Friday, February 27, 2009

revvvvvvv road

"bright visions came to haunt him of a world that could and should have been his, a world of intellect and sensibility that now lay forever mixed in his mind with "the east". in the east, he then believed, a man went to college not for vocational training, but in disciplined search for wisdom and beauty, and nobody over the age of 12 believed that those words were for sissies. in the east, wearing rumpled tweeds & flannels, he could have strolled for hours among ancient elms and clock towers, talking with his friends, and his friends would have been the cream of their generation." -richard yates.
i really connected with this passage from character "Shep" in the richard yates' revolutionary road.
typifies why i fell in love with carolina. why i go weak in the knees for boston. the life i yearn to lead. seems pretty basic, though elitist. am i elitist?

1 comment:

Anonymous said...

It is a great passage, sort of reminiscent of Nick Carraway's summation of Jay Gatsby's dream. Yates himself knew better than to credit "elitism," and one of the morals of Rev Rd, I think, is Shep's discovery, after losing April, that there is no place like home.

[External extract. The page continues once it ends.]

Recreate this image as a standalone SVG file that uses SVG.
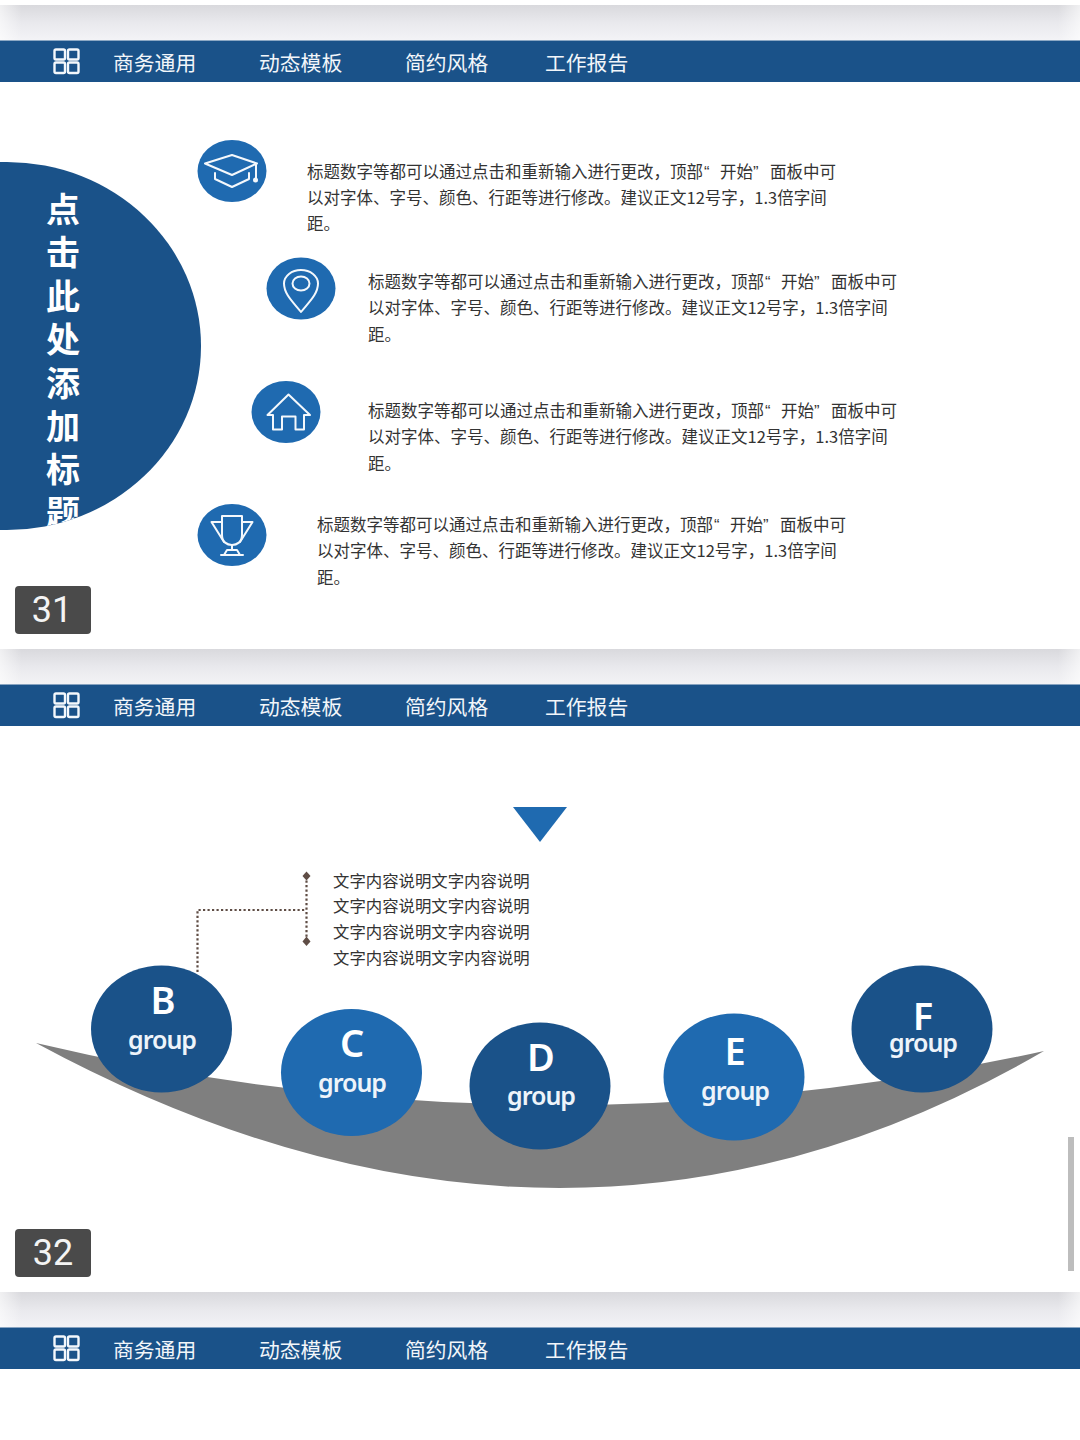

You should read A TRAGIC HONESTY by Blake Bailey, about Yates's life--which enriches a reading of all his "fiction." You might also enjoy my SAFE SUICIDE, partly a memoir of my friendship with Yates (see www.dewitthenry.com/works.htm). To some degree I have lived a academic and intellectual life in Boston, and nothing like Shep's glamorized version. Yates, in fact, encouraged me to marry and settle here.